* Start *

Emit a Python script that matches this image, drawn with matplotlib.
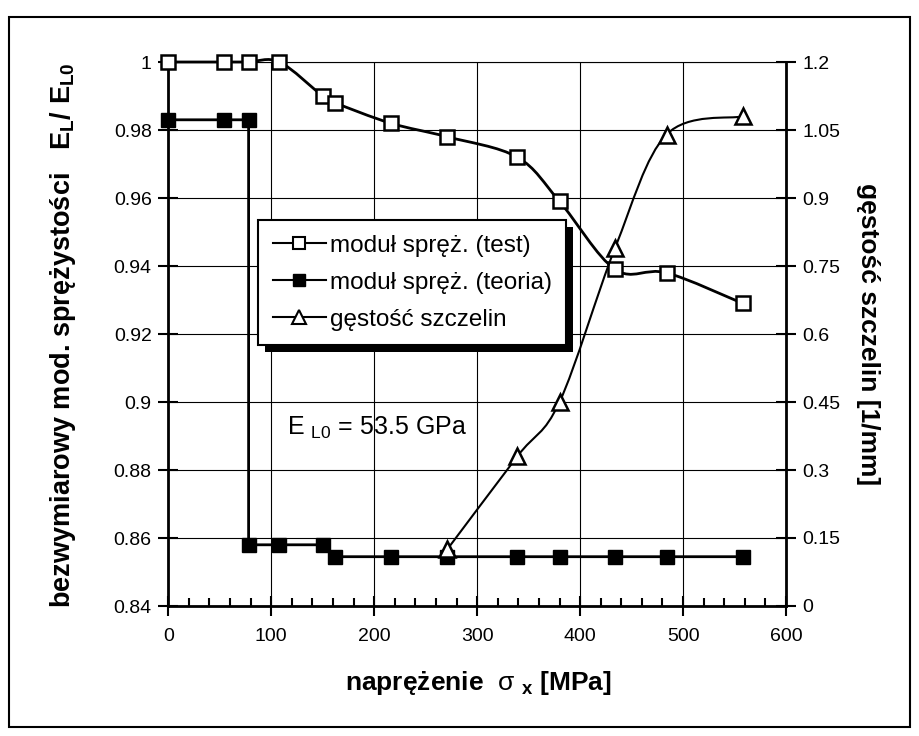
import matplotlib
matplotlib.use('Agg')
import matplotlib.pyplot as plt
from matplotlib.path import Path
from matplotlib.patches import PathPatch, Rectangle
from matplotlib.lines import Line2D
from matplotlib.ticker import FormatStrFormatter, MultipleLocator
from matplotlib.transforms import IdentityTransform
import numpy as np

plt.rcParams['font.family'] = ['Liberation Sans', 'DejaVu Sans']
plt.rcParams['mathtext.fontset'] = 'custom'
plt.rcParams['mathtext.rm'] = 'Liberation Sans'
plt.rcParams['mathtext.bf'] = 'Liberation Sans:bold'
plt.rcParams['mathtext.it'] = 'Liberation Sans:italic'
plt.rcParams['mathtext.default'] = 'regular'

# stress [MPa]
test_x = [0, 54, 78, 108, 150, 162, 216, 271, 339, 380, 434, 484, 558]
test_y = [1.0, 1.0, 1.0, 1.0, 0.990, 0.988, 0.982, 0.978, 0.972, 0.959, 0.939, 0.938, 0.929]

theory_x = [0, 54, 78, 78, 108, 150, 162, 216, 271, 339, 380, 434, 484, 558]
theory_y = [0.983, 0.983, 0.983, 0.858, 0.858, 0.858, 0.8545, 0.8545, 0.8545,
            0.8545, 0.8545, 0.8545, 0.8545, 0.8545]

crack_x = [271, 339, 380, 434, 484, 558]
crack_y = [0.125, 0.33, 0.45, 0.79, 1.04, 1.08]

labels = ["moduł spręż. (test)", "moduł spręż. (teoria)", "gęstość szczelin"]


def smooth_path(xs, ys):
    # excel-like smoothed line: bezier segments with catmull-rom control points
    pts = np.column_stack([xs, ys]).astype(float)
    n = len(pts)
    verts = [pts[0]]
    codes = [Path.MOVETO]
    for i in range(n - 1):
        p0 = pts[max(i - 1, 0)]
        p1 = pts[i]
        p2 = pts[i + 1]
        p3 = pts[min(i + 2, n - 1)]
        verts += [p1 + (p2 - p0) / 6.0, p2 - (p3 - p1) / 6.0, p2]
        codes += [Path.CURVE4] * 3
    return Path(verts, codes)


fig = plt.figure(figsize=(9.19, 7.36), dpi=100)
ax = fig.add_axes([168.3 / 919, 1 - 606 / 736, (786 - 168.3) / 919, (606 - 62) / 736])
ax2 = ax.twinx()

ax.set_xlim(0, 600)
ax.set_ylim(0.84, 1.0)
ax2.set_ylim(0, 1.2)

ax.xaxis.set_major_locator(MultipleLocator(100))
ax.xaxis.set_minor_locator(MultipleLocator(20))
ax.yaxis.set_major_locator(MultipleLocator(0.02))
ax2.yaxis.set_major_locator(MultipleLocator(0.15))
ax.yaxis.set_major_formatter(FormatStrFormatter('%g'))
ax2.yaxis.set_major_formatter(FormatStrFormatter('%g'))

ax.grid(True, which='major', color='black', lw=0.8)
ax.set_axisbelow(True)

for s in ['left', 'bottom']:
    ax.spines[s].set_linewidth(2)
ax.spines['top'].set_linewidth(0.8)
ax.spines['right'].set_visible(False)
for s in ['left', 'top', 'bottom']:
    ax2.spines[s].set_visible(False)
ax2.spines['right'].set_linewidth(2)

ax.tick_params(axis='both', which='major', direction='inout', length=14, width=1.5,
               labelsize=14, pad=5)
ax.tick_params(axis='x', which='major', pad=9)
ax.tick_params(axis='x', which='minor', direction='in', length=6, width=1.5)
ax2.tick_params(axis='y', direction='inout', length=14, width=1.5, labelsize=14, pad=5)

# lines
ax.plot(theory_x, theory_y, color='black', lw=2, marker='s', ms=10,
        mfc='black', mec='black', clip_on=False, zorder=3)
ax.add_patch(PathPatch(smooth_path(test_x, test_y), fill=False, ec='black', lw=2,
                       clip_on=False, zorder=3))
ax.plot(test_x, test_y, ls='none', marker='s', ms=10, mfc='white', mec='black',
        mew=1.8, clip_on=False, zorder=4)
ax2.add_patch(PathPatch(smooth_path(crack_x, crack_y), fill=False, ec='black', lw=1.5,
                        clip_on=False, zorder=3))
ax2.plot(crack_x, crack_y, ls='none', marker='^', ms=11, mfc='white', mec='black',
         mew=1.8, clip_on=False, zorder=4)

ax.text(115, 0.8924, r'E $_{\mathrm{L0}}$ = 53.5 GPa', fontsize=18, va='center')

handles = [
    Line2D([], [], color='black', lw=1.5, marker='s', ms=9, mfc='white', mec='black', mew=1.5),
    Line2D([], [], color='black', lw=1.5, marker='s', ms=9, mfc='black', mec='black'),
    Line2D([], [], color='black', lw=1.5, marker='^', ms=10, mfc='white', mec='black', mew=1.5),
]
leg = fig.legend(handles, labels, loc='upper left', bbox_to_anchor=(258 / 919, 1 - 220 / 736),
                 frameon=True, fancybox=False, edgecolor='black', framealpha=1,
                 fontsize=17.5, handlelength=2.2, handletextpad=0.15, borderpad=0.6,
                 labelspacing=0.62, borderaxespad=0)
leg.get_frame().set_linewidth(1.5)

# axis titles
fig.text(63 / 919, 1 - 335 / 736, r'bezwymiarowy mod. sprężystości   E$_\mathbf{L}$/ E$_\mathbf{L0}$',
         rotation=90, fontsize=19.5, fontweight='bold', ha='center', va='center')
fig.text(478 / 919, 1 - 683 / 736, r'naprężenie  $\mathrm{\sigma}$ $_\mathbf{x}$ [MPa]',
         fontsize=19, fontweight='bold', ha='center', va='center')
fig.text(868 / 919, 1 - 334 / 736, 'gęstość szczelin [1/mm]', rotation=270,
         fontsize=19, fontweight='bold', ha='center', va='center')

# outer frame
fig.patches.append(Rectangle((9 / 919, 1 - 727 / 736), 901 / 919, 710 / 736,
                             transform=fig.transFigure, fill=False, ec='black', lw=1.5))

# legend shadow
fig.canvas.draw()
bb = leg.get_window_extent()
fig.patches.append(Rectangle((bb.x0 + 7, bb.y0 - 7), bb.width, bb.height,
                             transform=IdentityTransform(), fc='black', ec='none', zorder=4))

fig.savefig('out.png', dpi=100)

* End *

Requirements |
Restate the whole of the material word for word without the pictures.

The response |
Emit a Python script that matches this image, drawn with matplotlib.
import matplotlib
matplotlib.use('Agg')
import matplotlib.pyplot as plt
from matplotlib.path import Path
from matplotlib.patches import PathPatch, Rectangle
from matplotlib.lines import Line2D
from matplotlib.ticker import FormatStrFormatter, MultipleLocator
from matplotlib.transforms import IdentityTransform
import numpy as np

plt.rcParams['font.family'] = ['Liberation Sans', 'DejaVu Sans']
plt.rcParams['mathtext.fontset'] = 'custom'
plt.rcParams['mathtext.rm'] = 'Liberation Sans'
plt.rcParams['mathtext.bf'] = 'Liberation Sans:bold'
plt.rcParams['mathtext.it'] = 'Liberation Sans:italic'
plt.rcParams['mathtext.default'] = 'regular'

# stress [MPa]
test_x = [0, 54, 78, 108, 150, 162, 216, 271, 339, 380, 434, 484, 558]
test_y = [1.0, 1.0, 1.0, 1.0, 0.990, 0.988, 0.982, 0.978, 0.972, 0.959, 0.939, 0.938, 0.929]

theory_x = [0, 54, 78, 78, 108, 150, 162, 216, 271, 339, 380, 434, 484, 558]
theory_y = [0.983, 0.983, 0.983, 0.858, 0.858, 0.858, 0.8545, 0.8545, 0.8545,
            0.8545, 0.8545, 0.8545, 0.8545, 0.8545]

crack_x = [271, 339, 380, 434, 484, 558]
crack_y = [0.125, 0.33, 0.45, 0.79, 1.04, 1.08]

labels = ["moduł spręż. (test)", "moduł spręż. (teoria)", "gęstość szczelin"]


def smooth_path(xs, ys):
    # excel-like smoothed line: bezier segments with catmull-rom control points
    pts = np.column_stack([xs, ys]).astype(float)
    n = len(pts)
    verts = [pts[0]]
    codes = [Path.MOVETO]
    for i in range(n - 1):
        p0 = pts[max(i - 1, 0)]
        p1 = pts[i]
        p2 = pts[i + 1]
        p3 = pts[min(i + 2, n - 1)]
        verts += [p1 + (p2 - p0) / 6.0, p2 - (p3 - p1) / 6.0, p2]
        codes += [Path.CURVE4] * 3
    return Path(verts, codes)


fig = plt.figure(figsize=(9.19, 7.36), dpi=100)
ax = fig.add_axes([168.3 / 919, 1 - 606 / 736, (786 - 168.3) / 919, (606 - 62) / 736])
ax2 = ax.twinx()

ax.set_xlim(0, 600)
ax.set_ylim(0.84, 1.0)
ax2.set_ylim(0, 1.2)

ax.xaxis.set_major_locator(MultipleLocator(100))
ax.xaxis.set_minor_locator(MultipleLocator(20))
ax.yaxis.set_major_locator(MultipleLocator(0.02))
ax2.yaxis.set_major_locator(MultipleLocator(0.15))
ax.yaxis.set_major_formatter(FormatStrFormatter('%g'))
ax2.yaxis.set_major_formatter(FormatStrFormatter('%g'))

ax.grid(True, which='major', color='black', lw=0.8)
ax.set_axisbelow(True)

for s in ['left', 'bottom']:
    ax.spines[s].set_linewidth(2)
ax.spines['top'].set_linewidth(0.8)
ax.spines['right'].set_visible(False)
for s in ['left', 'top', 'bottom']:
    ax2.spines[s].set_visible(False)
ax2.spines['right'].set_linewidth(2)

ax.tick_params(axis='both', which='major', direction='inout', length=14, width=1.5,
               labelsize=14, pad=5)
ax.tick_params(axis='x', which='major', pad=9)
ax.tick_params(axis='x', which='minor', direction='in', length=6, width=1.5)
ax2.tick_params(axis='y', direction='inout', length=14, width=1.5, labelsize=14, pad=5)

# lines
ax.plot(theory_x, theory_y, color='black', lw=2, marker='s', ms=10,
        mfc='black', mec='black', clip_on=False, zorder=3)
ax.add_patch(PathPatch(smooth_path(test_x, test_y), fill=False, ec='black', lw=2,
                       clip_on=False, zorder=3))
ax.plot(test_x, test_y, ls='none', marker='s', ms=10, mfc='white', mec='black',
        mew=1.8, clip_on=False, zorder=4)
ax2.add_patch(PathPatch(smooth_path(crack_x, crack_y), fill=False, ec='black', lw=1.5,
                        clip_on=False, zorder=3))
ax2.plot(crack_x, crack_y, ls='none', marker='^', ms=11, mfc='white', mec='black',
         mew=1.8, clip_on=False, zorder=4)

ax.text(115, 0.8924, r'E $_{\mathrm{L0}}$ = 53.5 GPa', fontsize=18, va='center')

handles = [
    Line2D([], [], color='black', lw=1.5, marker='s', ms=9, mfc='white', mec='black', mew=1.5),
    Line2D([], [], color='black', lw=1.5, marker='s', ms=9, mfc='black', mec='black'),
    Line2D([], [], color='black', lw=1.5, marker='^', ms=10, mfc='white', mec='black', mew=1.5),
]
leg = fig.legend(handles, labels, loc='upper left', bbox_to_anchor=(258 / 919, 1 - 220 / 736),
                 frameon=True, fancybox=False, edgecolor='black', framealpha=1,
                 fontsize=17.5, handlelength=2.2, handletextpad=0.15, borderpad=0.6,
                 labelspacing=0.62, borderaxespad=0)
leg.get_frame().set_linewidth(1.5)

# axis titles
fig.text(63 / 919, 1 - 335 / 736, r'bezwymiarowy mod. sprężystości   E$_\mathbf{L}$/ E$_\mathbf{L0}$',
         rotation=90, fontsize=19.5, fontweight='bold', ha='center', va='center')
fig.text(478 / 919, 1 - 683 / 736, r'naprężenie  $\mathrm{\sigma}$ $_\mathbf{x}$ [MPa]',
         fontsize=19, fontweight='bold', ha='center', va='center')
fig.text(868 / 919, 1 - 334 / 736, 'gęstość szczelin [1/mm]', rotation=270,
         fontsize=19, fontweight='bold', ha='center', va='center')

# outer frame
fig.patches.append(Rectangle((9 / 919, 1 - 727 / 736), 901 / 919, 710 / 736,
                             transform=fig.transFigure, fill=False, ec='black', lw=1.5))

# legend shadow
fig.canvas.draw()
bb = leg.get_window_extent()
fig.patches.append(Rectangle((bb.x0 + 7, bb.y0 - 7), bb.width, bb.height,
                             transform=IdentityTransform(), fc='black', ec='none', zorder=4))

fig.savefig('out.png', dpi=100)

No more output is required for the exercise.